Chris Christie continues to inflict even more damage to New Jersey's infrastructure as road repair work all over the state has stopped as a result of Christie and the legislature not being able to agree on the details of a hike in the gas tax. Over $3 billion in projects are being held up because the state's transportation fund that relies on the state's third lowest in the nation gas tax is virtually empty. In Princeton, drivers are having to deal with a single lane bridge and a major repair job on a critical connection to the Lincoln Tunnel in Hoboken has been held up. And the notoriously bad Jersey drivers are fuming - it is Bridgegate on a statewide scale. Of course, the delays in these projects will actually increase the costs to get this repair work done and if the impasse cannot be resolved by August, some projects may have to be delayed indefinitely. But the probability of resolving the dispute before then seems a little remote as Christie is spending his time working on the Trump campaign.
This crisis is in addition to Christie's even more disastrous decision early in his tenure to kill the $12.4 billion project to build a third tunnel between New Jersey and New York. The two existing tubes are over 100 years old and one tunnel that was hit especially hard by Hurricane Sandy may have to be shut down within the next couple of years due to its deterioration. The two tunnels carry virtually all train traffic from New Jersey to New York, operate at maximum capacity continually, and are continually subject to long delays whenever a problem arises. If Christie had approved the fully funded tunnel back in 2010 instead of killing it, it is possible that the new tunnel would have been operational by 2018 and it would have created over 200,000 jobs according to the GAO. But Christie claimed that New Jersey would have been on the hook for too much of the cost and decided against it, using the money save to work on other bridge and road projects in New Jersey.
Reality eventually set in and in early 2015 Christie finally endorsed building the third tunnel, over four years after killing it.
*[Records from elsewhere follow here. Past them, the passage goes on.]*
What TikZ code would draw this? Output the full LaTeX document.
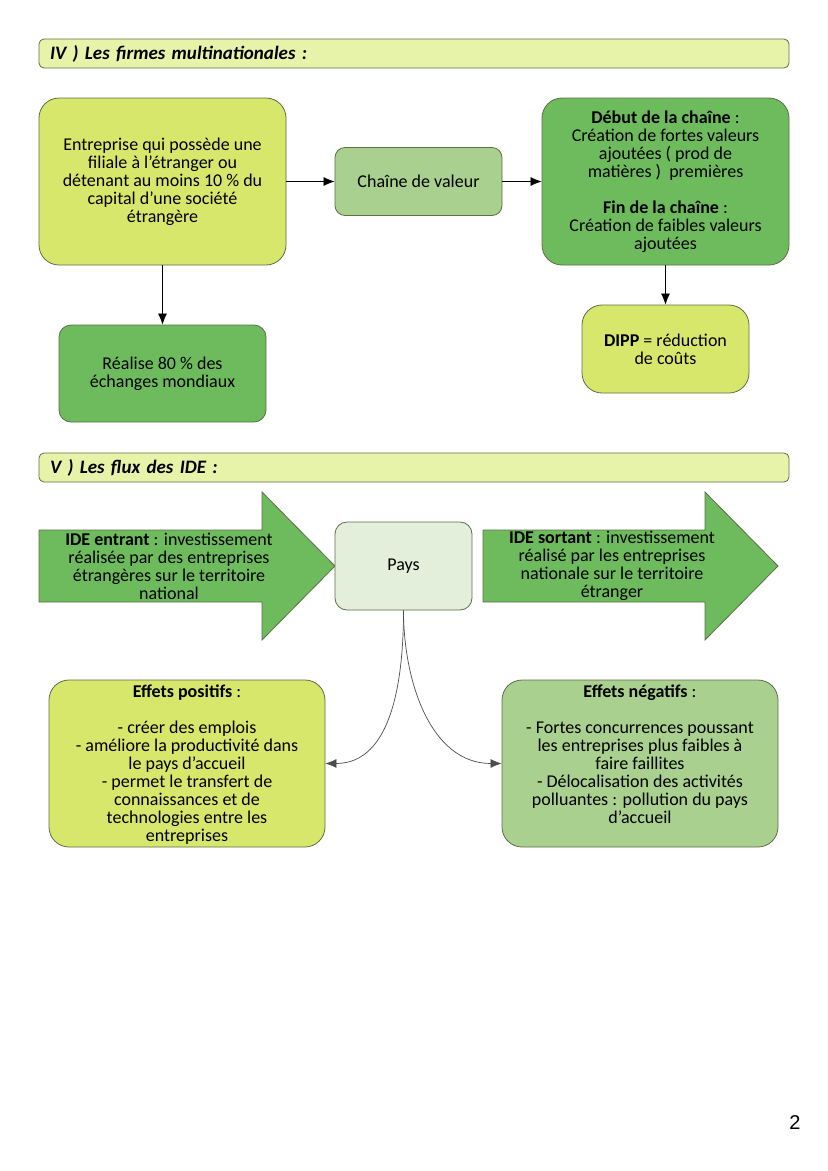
\documentclass[tikz,border=0pt]{standalone}
\usepackage{fontspec}
\setmainfont{Carlito}
\newfontfamily\pagefont{Liberation Sans}
\usetikzlibrary{arrows.meta}
\definecolor{fcLime}{HTML}{D7E76B}
\definecolor{fcGreen}{HTML}{6DBB5D}
\definecolor{fcLight}{HTML}{A9D08E}
\definecolor{fcPale}{HTML}{E3EFDA}
\definecolor{fcHead}{HTML}{E6F3A8}
\definecolor{fcEdge}{HTML}{5E6E48}
\tikzstyle{box} = [draw=fcEdge, line width=0.8pt, rounded corners=20pt, align=center, inner sep=0pt, font=\fontsize{18}{18}\selectfont]
\tikzstyle{txt} = [align=center, inner sep=0pt, font=\fontsize{18}{18}\selectfont]
\tikzstyle{hdr} = [draw=fcEdge, fill=fcHead, line width=0.8pt, rounded corners=5pt, minimum height=29pt, text width=728pt, inner xsep=11pt, align=left, font=\fontsize{19}{20}\selectfont\bfseries\itshape]
\tikzstyle{arrow} = [line width=0.7pt, -{Latex[length=11pt,width=9pt]}]
\tikzstyle{bigarrow} = [draw=fcEdge, fill=fcGreen, line width=0.8pt]

\begin{document}
\begin{tikzpicture}[x=1pt, y=-1pt]
    \useasboundingbox (0,0) rectangle (828,1171);
    % IV ) firmes multinationales
    \node[hdr] (hdrIV) at (414,53.5) {IV ) Les firmes multinationales :};
    \node[box, fill=fcLime, minimum width=247pt, minimum height=167pt] (firme) at (162.5,181.5)
        {Entreprise qui possède une\\ filiale à l’étranger ou\\ détenant au moins 10 \% du\\ capital d’une société\\ étrangère};
    \node[box, fill=fcLight, rounded corners=10pt, minimum width=167pt, minimum height=68pt] (chaine) at (418.5,181.5)
        {Chaîne de valeur};
    \node[box, fill=fcGreen, minimum width=247pt, minimum height=167pt] (debut) at (665.5,181.5)
        {\textbf{Début de la chaîne} :\\ Création de fortes valeurs\\ ajoutées ( prod de\\ matières )~ premières\\[18pt] \textbf{Fin de la chaîne} :\\ Création de faibles valeurs\\ ajoutées};
    \node[box, fill=fcLime, minimum width=167pt, minimum height=88pt] (dipp) at (665.5,349)
        {\textbf{DIPP} = réduction\\ de coûts};
    \node[box, fill=fcGreen, rounded corners=12pt, minimum width=207pt, minimum height=97pt] (echanges) at (162.5,373.5)
        {Réalise 80 \% des\\ échanges mondiaux};
    \draw[arrow] (firme.east) -- (chaine.west);
    \draw[arrow] (chaine.east) -- (debut.west);
    \draw[arrow] (firme.south) -- (echanges.north);
    \draw[arrow] (debut.south) -- (dipp.north);

    % V ) flux des IDE
    \node[hdr] (hdrV) at (414,467.5) {V ) Les flux des IDE :};
    \draw[bigarrow] (39,530) -- (262,530) -- (262,492) -- (335,566) -- (262,640) -- (262,602) -- (39,602) -- cycle;
    \node[txt] (entrant) at (169,566)
        {\textbf{IDE entrant} : investissement\\ réalisée par des entreprises\\ étrangères sur le territoire\\ national};
    \draw[bigarrow] (483,530) -- (705,530) -- (705,492) -- (778,566) -- (705,640) -- (705,602) -- (483,602) -- cycle;
    \node[txt] (sortant) at (612,566)
        {\textbf{IDE sortant} : investissement\\ réalisé par les entreprises\\ nationale sur le territoire\\ étranger};
    \node[box, fill=fcPale, rounded corners=12pt, minimum width=137pt, minimum height=88pt] (pays) at (403.5,566)
        {Pays};
    \node[box, fill=fcLime, minimum width=276pt, minimum height=167pt] (positif) at (187,763.5) {};
    \node[txt, anchor=north] (positifTxt) at ([yshift=-5pt]positif.north)
        {\textbf{Effets positifs} :\\[18pt] - créer des emplois\\ - améliore la productivité dans\\ le pays d’accueil\\ - permet le transfert de\\ connaissances et de\\ technologies entre les\\ entreprises};
    \node[box, fill=fcLight, minimum width=276pt, minimum height=167pt] (negatif) at (640,763.5) {};
    \node[txt, anchor=north] (negatifTxt) at ([yshift=-5pt]negatif.north)
        {\textbf{Effets négatifs} :\\[18pt] - Fortes concurrences poussant\\ les entreprises plus faibles à\\ faire faillites\\ - Délocalisation des activités\\ polluantes : pollution du pays\\ d’accueil};
    \draw[arrow, draw=black!70] (pays.south) to[out=-90, in=0] (positif.east);
    \draw[arrow, draw=black!70] (pays.south) to[out=-90, in=180] (negatif.west);

    \node[font=\fontsize{20}{24}\pagefont] (page) at (795,1123) {2};
\end{tikzpicture}
\end{document}
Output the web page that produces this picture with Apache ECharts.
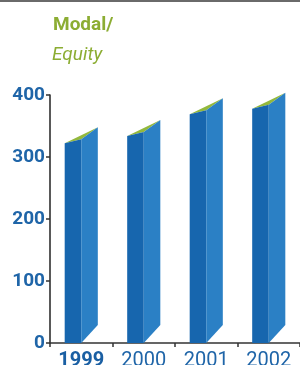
<!DOCTYPE html>
<html><head><meta charset="utf-8">
<script src="https://cdn.jsdelivr.net/npm/echarts@6/dist/echarts.min.js"></script>
<style>html,body{margin:0;padding:0;background:#fff}#c{width:300px;height:365px}</style>
</head><body><div id="c"></div>
<script>
const years = ['1999', '2000', '2001', '2002'];
const values = [322, 334, 369, 378];
const yTicks = [0, 100, 200, 300, 400];
const titleLine1 = 'Modal/';
const titleLine2 = 'Equity';

const FONT = 'Roboto,"Liberation Sans",sans-serif';
const BLUE_TXT = '#1f65a8';
const chart = echarts.init(document.getElementById('c'), null, {renderer: 'canvas'});

function renderItem(params, api) {
  const idx = api.value(0);
  const val = api.value(1);
  const top = api.coord([idx, val]);
  const base = api.coord([idx, 0]);
  const band = api.size([1, 0])[0];
  const W = band * 0.53;
  const w = W * 0.5;
  const x0 = top[0] - W / 2;
  const yT = top[1];
  const yB = base[1];
  const dyT = 16, dyB = 18, g = 4;
  const midTop = yT - dyT * w / W + g;
  return {
    type: 'group',
    children: [
      {type: 'polygon', shape: {points: [[x0, yT], [x0 + W, yT - dyT], [x0 + w, midTop]]},
        style: {fill: '#93b83c'}},
      {type: 'polygon', shape: {points: [[x0, yB], [x0, yT], [x0 + w, midTop], [x0 + w, yB]]},
        style: {fill: '#1766ae'}},
      {type: 'polygon', shape: {points: [[x0 + w, midTop], [x0 + W, yT - dyT], [x0 + W, yB - dyB], [x0 + w, yB]]},
        style: {fill: '#2b80c5'}}
    ]
  };
}

chart.setOption({
  animation: false,
  backgroundColor: '#fff',
  grid: {left: 50, right: 0, top: 95, bottom: 22, containLabel: false, outerBoundsMode: 'none'},
  graphic: [
    {type: 'rect', shape: {x: 0, y: 0, width: 300, height: 2}, style: {fill: '#6a6a6a'}},
    {type: 'text', left: 53, top: 16, style: {text: titleLine1, font: 'bold 19px ' + FONT, fill: '#8cad33'}},
    {type: 'text', left: 52, top: 46, style: {text: titleLine2, font: 'italic 19px ' + FONT, fill: '#8cad33'}}
  ],
  xAxis: {
    type: 'category', data: years, boundaryGap: true,
    axisLine: {lineStyle: {color: '#333', width: 1.5}},
    axisTick: {show: true, alignWithLabel: false, length: 4, lineStyle: {color: '#333', width: 1.5}},
    axisLabel: {
      interval: 0, margin: 8, color: BLUE_TXT, fontFamily: FONT, fontSize: 20,
      formatter: v => v === '1999' ? '{b|' + v + '}' : v,
      rich: {b: {fontWeight: 'bold', fontSize: 20, fontFamily: FONT, color: '#1a5fa3'}}
    }
  },
  yAxis: {
    type: 'value', min: yTicks[0], max: yTicks[yTicks.length - 1], interval: 100,
    splitLine: {show: false},
    axisLine: {show: true, lineStyle: {color: '#222', width: 1.5}},
    axisTick: {show: true, length: 4, lineStyle: {color: '#333', width: 1.5}},
    axisLabel: {margin: 5, color: BLUE_TXT, fontFamily: FONT, fontSize: 19, fontWeight: 'bold'}
  },
  series: [{
    type: 'custom', renderItem: renderItem,
    data: values.map((v, i) => [i, v]),
    encode: {x: 0, y: 1}
  }]
});
</script></body></html>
Of course, the project no longer is funded and is now expected to take about a decade. And now, having used up all the previously allocated money for the tunnel on regular road repair and the state's low gas tax no longer adequately funding the repairs that need to be made, Christie once again finds himself having to somehow reverse course. It all would have been much easier to build the third tunnel and increase the gas tax way back in 2010, but that would have hurt Christie's conservative credentials that he needed in order to run his bust of a Presidential primary campaign.
Christie already has historically low poll numbers in New Jersey with only 26% (the traditional GOP hard core) approving and 62% disapproving of his performance. And they are not likely to get any better if one of the rail tunnels has to shut down for a few weeks for emergency repairs and drivers are stuck in the already horrendous traffic because road repair work has not been completed. One day, someday, I hope Republicans come to their senses and realize how important infrastructure is to the economic vitality of a region. Christie and New Jersey may end up learning that lesson the hard way.